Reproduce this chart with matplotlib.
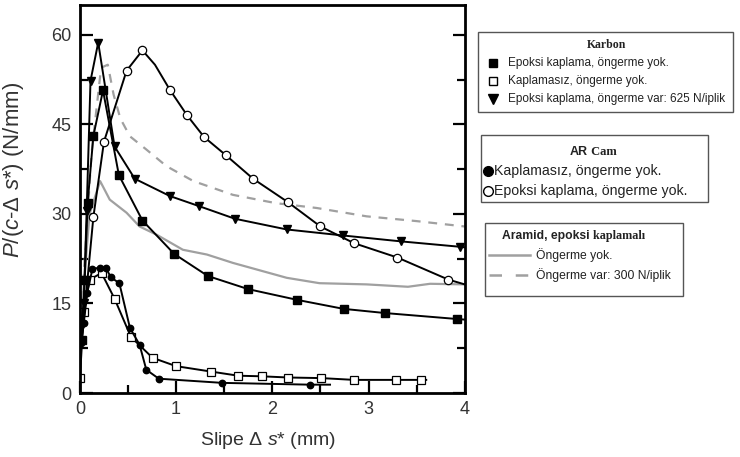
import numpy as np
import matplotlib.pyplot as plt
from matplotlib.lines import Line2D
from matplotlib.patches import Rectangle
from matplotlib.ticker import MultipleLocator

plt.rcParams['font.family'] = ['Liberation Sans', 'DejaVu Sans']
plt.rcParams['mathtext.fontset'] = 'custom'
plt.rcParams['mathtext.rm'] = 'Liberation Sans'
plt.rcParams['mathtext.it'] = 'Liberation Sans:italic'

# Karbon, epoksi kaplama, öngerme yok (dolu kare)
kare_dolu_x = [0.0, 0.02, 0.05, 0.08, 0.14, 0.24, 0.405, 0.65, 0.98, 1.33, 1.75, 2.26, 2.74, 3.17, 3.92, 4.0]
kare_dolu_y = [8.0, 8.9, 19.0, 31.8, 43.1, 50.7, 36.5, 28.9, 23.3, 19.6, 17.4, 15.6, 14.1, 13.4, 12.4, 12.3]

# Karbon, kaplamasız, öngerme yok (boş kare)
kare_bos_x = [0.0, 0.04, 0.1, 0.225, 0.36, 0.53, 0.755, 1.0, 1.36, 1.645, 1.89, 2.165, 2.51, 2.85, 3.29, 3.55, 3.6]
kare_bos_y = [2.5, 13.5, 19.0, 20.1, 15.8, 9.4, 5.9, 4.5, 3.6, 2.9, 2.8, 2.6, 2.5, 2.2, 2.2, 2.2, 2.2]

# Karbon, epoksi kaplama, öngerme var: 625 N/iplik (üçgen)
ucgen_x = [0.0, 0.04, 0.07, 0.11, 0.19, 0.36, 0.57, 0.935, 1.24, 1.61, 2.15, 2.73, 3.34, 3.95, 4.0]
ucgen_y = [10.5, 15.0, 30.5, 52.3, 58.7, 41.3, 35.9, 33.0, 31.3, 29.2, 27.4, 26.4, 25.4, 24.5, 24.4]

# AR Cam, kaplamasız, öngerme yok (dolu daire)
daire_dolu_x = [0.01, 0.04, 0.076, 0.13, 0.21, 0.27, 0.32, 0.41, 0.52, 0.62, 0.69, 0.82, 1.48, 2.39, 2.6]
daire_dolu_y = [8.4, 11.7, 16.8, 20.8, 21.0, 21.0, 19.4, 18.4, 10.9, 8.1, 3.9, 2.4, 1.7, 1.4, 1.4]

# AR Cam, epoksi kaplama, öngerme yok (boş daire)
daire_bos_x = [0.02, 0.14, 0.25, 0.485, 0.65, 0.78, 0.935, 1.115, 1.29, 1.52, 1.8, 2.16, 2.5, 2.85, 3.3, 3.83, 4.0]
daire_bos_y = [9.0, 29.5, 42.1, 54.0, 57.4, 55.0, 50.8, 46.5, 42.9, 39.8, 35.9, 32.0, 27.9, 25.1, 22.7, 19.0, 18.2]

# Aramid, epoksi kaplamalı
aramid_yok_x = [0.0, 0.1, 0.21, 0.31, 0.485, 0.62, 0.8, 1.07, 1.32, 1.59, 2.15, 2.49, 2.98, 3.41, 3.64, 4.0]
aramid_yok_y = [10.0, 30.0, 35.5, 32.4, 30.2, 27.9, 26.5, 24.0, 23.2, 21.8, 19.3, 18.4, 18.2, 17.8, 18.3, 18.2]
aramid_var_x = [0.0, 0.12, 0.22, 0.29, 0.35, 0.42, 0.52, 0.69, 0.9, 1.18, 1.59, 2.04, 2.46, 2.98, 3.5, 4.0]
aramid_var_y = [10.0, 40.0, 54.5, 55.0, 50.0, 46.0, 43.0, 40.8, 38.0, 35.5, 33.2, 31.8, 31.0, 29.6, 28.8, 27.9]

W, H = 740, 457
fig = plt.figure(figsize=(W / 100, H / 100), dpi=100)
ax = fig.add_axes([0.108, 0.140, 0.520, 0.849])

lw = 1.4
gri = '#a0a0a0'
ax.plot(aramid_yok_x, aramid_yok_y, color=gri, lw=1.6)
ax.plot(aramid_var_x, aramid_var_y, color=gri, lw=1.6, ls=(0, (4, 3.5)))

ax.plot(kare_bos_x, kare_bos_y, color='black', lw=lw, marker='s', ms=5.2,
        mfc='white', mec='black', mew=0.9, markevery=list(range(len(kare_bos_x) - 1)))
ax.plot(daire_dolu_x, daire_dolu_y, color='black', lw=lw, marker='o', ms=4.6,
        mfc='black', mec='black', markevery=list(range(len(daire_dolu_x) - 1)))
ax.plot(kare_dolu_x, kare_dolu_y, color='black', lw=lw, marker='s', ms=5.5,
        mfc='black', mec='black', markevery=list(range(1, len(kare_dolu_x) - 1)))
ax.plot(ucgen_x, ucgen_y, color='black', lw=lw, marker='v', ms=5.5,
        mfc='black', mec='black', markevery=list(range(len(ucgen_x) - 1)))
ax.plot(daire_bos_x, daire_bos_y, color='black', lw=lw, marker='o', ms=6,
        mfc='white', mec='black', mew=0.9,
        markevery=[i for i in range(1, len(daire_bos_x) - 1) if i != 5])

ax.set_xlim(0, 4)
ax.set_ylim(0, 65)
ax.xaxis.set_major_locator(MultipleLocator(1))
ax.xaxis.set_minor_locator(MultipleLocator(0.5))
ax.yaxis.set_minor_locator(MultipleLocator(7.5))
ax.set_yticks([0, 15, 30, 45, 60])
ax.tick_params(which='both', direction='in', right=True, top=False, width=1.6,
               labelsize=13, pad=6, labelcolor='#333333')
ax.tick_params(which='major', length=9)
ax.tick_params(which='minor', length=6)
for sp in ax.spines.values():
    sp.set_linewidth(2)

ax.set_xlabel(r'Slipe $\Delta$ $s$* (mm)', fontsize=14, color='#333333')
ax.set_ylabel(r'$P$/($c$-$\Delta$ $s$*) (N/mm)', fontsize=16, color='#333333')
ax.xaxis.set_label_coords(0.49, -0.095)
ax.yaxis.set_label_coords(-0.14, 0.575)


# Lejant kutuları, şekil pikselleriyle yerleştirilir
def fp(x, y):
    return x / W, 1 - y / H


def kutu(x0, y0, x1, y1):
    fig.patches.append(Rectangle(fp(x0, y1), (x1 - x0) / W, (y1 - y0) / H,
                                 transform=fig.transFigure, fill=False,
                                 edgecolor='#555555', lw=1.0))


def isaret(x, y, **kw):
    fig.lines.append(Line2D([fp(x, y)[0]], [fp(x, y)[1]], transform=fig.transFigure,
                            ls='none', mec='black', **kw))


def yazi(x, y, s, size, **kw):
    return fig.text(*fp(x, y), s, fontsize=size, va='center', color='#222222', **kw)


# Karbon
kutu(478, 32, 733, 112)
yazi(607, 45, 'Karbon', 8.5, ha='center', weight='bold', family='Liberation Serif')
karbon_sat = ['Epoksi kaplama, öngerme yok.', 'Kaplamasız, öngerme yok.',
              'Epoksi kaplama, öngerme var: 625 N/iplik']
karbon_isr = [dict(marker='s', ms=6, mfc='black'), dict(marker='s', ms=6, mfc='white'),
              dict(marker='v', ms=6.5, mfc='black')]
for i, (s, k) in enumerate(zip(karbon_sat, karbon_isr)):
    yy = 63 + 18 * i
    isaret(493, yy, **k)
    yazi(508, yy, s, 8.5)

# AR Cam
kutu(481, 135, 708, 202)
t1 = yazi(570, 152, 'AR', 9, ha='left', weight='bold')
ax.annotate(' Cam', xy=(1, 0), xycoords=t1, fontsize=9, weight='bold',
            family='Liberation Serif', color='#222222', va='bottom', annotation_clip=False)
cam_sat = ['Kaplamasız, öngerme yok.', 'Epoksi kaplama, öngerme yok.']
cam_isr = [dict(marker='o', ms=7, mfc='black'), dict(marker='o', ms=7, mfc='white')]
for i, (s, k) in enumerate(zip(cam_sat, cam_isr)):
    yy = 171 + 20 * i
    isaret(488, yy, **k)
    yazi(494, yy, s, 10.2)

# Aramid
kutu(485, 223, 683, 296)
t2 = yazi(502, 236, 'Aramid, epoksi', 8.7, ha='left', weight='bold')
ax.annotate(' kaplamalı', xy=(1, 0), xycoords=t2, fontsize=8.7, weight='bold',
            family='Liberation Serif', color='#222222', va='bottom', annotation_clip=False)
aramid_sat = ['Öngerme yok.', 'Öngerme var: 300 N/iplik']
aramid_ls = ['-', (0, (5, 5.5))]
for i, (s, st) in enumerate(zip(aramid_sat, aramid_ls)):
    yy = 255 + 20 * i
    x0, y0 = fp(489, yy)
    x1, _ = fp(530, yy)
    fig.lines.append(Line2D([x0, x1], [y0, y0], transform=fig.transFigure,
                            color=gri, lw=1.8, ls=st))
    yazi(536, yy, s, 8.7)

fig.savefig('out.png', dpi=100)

--

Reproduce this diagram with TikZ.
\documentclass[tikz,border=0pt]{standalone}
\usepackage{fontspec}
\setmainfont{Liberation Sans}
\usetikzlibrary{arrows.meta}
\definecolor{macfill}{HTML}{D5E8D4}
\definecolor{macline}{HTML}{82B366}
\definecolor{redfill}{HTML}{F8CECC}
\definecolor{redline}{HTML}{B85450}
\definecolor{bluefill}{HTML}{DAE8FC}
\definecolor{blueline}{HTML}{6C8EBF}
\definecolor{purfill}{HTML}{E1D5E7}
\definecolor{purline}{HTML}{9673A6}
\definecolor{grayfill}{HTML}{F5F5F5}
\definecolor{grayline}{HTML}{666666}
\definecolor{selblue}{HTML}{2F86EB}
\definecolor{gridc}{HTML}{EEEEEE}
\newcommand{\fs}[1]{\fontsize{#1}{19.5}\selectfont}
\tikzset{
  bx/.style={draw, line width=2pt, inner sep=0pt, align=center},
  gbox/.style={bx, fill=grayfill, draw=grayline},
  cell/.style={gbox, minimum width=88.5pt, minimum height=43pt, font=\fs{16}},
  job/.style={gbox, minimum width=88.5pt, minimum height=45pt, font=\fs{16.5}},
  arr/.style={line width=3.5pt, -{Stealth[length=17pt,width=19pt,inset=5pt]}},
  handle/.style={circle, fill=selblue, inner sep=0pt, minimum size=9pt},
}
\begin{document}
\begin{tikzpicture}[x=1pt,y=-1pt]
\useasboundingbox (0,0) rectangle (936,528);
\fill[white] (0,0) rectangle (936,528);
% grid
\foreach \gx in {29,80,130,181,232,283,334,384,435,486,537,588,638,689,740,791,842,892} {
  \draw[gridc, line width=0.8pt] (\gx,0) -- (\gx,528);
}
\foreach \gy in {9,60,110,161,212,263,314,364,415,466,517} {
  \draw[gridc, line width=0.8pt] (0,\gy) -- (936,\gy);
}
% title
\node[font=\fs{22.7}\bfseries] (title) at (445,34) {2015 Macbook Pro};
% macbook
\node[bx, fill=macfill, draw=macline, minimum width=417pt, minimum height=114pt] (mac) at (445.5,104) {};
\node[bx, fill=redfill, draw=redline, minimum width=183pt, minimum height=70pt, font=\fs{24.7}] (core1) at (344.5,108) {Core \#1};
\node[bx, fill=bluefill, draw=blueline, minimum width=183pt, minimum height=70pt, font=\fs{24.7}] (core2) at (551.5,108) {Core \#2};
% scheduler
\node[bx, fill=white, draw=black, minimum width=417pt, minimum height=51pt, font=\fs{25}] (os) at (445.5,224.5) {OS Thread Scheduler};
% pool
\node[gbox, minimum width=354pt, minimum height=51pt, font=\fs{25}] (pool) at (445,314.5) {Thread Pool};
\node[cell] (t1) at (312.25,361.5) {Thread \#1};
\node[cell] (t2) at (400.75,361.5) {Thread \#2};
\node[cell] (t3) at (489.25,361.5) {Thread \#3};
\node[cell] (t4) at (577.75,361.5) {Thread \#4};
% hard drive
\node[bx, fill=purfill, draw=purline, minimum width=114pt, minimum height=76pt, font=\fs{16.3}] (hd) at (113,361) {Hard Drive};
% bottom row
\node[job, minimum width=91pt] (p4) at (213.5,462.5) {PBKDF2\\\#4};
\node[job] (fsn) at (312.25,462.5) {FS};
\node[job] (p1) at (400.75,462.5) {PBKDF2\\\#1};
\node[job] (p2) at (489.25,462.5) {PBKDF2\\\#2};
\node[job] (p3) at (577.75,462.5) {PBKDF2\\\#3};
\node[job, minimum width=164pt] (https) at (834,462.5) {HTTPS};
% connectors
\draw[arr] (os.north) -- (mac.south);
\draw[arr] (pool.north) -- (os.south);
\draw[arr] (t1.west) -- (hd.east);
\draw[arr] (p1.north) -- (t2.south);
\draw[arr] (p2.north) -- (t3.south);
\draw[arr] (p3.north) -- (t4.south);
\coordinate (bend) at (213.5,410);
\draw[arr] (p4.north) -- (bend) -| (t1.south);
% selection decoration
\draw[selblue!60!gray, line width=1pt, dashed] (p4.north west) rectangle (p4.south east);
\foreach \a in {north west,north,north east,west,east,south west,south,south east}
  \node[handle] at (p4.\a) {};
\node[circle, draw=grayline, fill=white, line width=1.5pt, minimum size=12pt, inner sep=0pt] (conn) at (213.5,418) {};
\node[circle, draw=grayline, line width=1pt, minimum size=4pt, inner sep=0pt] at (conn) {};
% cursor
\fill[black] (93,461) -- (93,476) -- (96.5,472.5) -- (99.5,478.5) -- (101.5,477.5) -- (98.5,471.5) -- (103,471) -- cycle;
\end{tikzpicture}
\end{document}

---

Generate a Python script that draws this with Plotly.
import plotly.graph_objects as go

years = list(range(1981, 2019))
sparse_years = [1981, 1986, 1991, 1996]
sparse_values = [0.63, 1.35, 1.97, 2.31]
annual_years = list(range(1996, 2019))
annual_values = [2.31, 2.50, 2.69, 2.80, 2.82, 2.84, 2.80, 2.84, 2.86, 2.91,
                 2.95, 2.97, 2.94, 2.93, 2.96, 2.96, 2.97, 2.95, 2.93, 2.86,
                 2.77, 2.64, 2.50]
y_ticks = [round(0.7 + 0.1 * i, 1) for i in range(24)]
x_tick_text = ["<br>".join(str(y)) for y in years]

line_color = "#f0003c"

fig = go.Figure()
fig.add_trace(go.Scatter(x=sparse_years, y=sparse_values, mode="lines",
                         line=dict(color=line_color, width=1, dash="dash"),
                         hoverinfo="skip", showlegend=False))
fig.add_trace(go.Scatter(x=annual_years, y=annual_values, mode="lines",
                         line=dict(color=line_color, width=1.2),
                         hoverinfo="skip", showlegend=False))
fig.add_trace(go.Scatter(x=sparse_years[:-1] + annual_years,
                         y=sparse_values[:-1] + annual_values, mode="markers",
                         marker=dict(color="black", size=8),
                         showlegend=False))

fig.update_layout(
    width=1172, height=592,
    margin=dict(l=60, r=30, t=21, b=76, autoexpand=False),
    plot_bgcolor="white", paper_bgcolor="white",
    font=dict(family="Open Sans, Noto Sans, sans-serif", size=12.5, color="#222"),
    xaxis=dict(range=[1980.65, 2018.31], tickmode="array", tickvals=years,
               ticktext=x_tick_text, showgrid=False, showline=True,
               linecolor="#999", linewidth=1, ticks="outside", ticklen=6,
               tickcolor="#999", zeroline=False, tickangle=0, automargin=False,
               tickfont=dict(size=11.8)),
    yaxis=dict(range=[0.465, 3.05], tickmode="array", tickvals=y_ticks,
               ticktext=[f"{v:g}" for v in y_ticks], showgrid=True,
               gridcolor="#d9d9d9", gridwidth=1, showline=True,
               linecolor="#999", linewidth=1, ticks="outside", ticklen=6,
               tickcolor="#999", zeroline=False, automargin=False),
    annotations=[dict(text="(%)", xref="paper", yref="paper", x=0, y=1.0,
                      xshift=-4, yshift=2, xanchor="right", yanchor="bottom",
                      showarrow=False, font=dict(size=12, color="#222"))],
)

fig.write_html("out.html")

Goal
From the entries, copy out each line containing the word "matplotlib".

Reply to the task
Reproduce this chart with matplotlib.
import matplotlib.pyplot as plt
from matplotlib.lines import Line2D
from matplotlib.patches import Rectangle
from matplotlib.ticker import MultipleLocator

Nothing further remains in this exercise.